Proses pengawalan dilakukan karena lembaga antikorupsi itu menganggap proses pelaksanaan anggaran penanganan Covid-19 rawan korupsi dan penyalahgunaan kewenangan.
Hal ini terbukti dengan kasus suap dan upaya pengungkapan korupsi bantuan sosial (bansos) yang menjerat bekas Menteri Sosial Juliari P Batubara.
Seperti diketahui, untuk menangani dampak negatif akibat pandemi Covid-19, pemerintah telah mengalokasikan anggaran penanganan Covid-19 dan Pemulihan Ekonomi Nasional (PEN) senilai Rp692,5 triliun.
Sumber pembiayaan anggaran PEN sebagian besar ditopang oleh utang baik dalam bentuk surat berharga negara maupun pinjaman.

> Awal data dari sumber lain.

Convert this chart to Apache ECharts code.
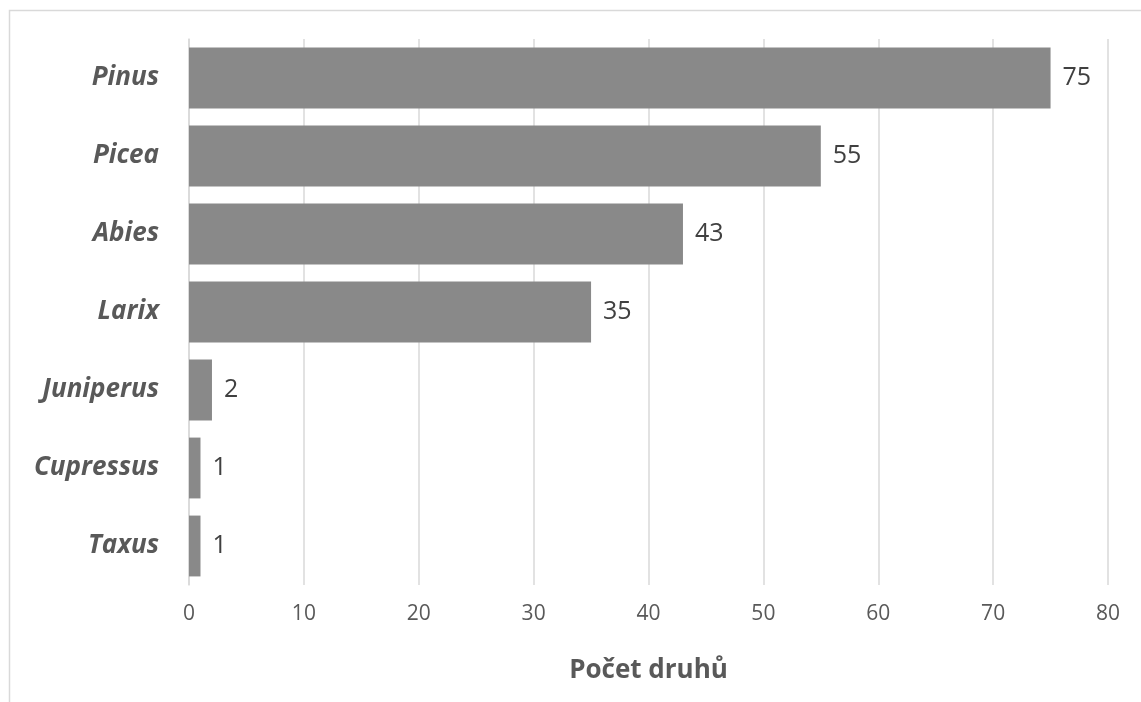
<!DOCTYPE html>
<html>
<head>
<meta charset="utf-8">
<style>
  html, body { margin: 0; padding: 0; background: #ffffff; }
  #chart { width: 1141px; height: 702px; }
</style>
<script src="https://cdn.jsdelivr.net/npm/echarts@6/dist/echarts.min.js"></script>
</head>
<body>
<div id="chart"></div>
<script>
// Genera jehličnanů a počet druhů
const genera = ['Pinus', 'Picea', 'Abies', 'Larix', 'Juniperus', 'Cupressus', 'Taxus'];
const speciesCount = [75, 55, 43, 35, 2, 1, 1];
const axisTicks = [0, 10, 20, 30, 40, 50, 60, 70, 80];
const axisTitle = 'Počet druhů';

const FONT = '"Open Sans", "Noto Sans", sans-serif';

const chart = echarts.init(document.getElementById('chart'), null, { renderer: 'canvas' });

chart.setOption({
  backgroundColor: '#ffffff',
  animation: false,
  graphic: [{
    type: 'rect',
    shape: { x: 9.5, y: 10.5, width: 1200, height: 800 },
    style: { fill: 'none', stroke: '#d9d9d9', lineWidth: 1.5 },
    silent: true,
    z: -1
  }],
  grid: { left: 189, right: 33, top: 39, bottom: 117 },
  xAxis: {
    type: 'value',
    min: axisTicks[0],
    max: axisTicks[axisTicks.length - 1],
    interval: axisTicks[1] - axisTicks[0],
    name: axisTitle,
    nameLocation: 'middle',
    nameGap: 73,
    nameTextStyle: { fontFamily: FONT, fontSize: 26, fontWeight: 'bold', color: '#595959' },
    axisLine: { show: false },
    axisTick: { show: false },
    axisLabel: { fontFamily: FONT, fontSize: 21, color: '#595959', margin: 19 },
    splitLine: { show: true, lineStyle: { color: '#d9d9d9', width: 1.5 } }
  },
  yAxis: {
    type: 'category',
    data: genera,
    inverse: true,
    axisLine: { show: true, lineStyle: { color: '#d9d9d9', width: 1.5 } },
    axisTick: { show: false },
    axisLabel: {
      fontFamily: FONT, fontSize: 26, fontWeight: 'bold', fontStyle: 'italic',
      color: '#595959', margin: 30
    }
  },
  series: [{
    type: 'bar',
    data: speciesCount,
    barCategoryGap: '22%',
    itemStyle: { color: '#898989' },
    label: {
      show: true,
      position: 'right',
      distance: 12,
      fontFamily: FONT,
      fontSize: 25,
      color: '#404040'
    }
  }]
});
</script>
</body>
</html>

Namun demikian, dalam perjalanannya, penggunaan anggaran PEN dinilai tidak tepat sasaran.
Awal bulan ini, misalnya, KPK telah membongkar praktik kongkalikong ‘permainan bansos’ yang membelit eks Mensos Juliari P Batubara.
Padahal, dalam konteks ekonomi, pemberian bansos tersebut ditujukan untuk jaring pengaman sosial, sekaligus sebagai bentuk intervensi kebijakan untuk mendorong daya beli masyarakat yang amblas karena pandemi.
Ketua KPK Firli Bahuri mengungkap kerawanan-kerawanan tersebut. Sebagai bentuk pencegahan, KPK telah menerbitkan 4 aturan untuk mengawal pelaksanaan anggaran penanganan Covid-19 supaya tepat sasaran.
Pertama, KPK telah mengeluarkan kebijakan pendanaan covid-19 dengan menerbitkan kebijakan berupa Surat Edaran dan Surat Pimpinan.
Kedua, di sektor pengadaan barang dan jasa, KPK juga menerbitkan Surat Edaran Pimpinan KPK Nomor 8 Tahun 2020 Tentang Penggunaan Anggaran Pelaksanaan Pengadaan Barang dan Jasa dalam Rangka Percepatan Penanganan Covid-19 terkait dengan Pencegahan Tindak Pidana Korupsi.
Aturan ini, kata Firli, menekankan bahwa pengadaan barang dan jasa (PBJ) tetap memperhatikan peraturan perundang-undangan yang berlaku, serta prinsip PBJ pada kondisi darurat yaitu efektif, transparan dan akuntabel dan tetap berpegang pada konsep harga terbaik (value for money) sebagaimana Pasal 4 Perpres 16 Tahun 2018.
Ketiga, KPK juga menerbitkan Surat Edaran Pimpinan KPK Nomor 11 Tahun 2020 Tentang tentang Penggunaan Data Terpadu Kesejahteraan Sosial (DTKS) dan Data Non-DTKS dalam Pemberian Bantuan Sosial ke masyarakat.
KPK menekankan bahwa pemberian bantuan sosial oleh kementerian atau lembaga dan pemerintah daerah harus menggunakan rujukan Data Terpadu Kesejahteraan Sosial (DTKS).
Adapun pembaharuan DTKS harus terus dilakukan untuk memastikan ketepatan sasaran dan kesesuaian terhadap peraturan yang berlaku, memadukan data penerima dengan data Nomor Induk Kependudukan (NIK) guna menghindari data ganda/fiktif.
Sementara yang keempat KPK juga telah menerbitkan Surat Pimpinan KPK Nomor B/1939/GAH.00/01-10/04/2020 tentang Penerimaan Sumbangan atau Hibah dari Masyarakat oleh Lembaga Pemerintah.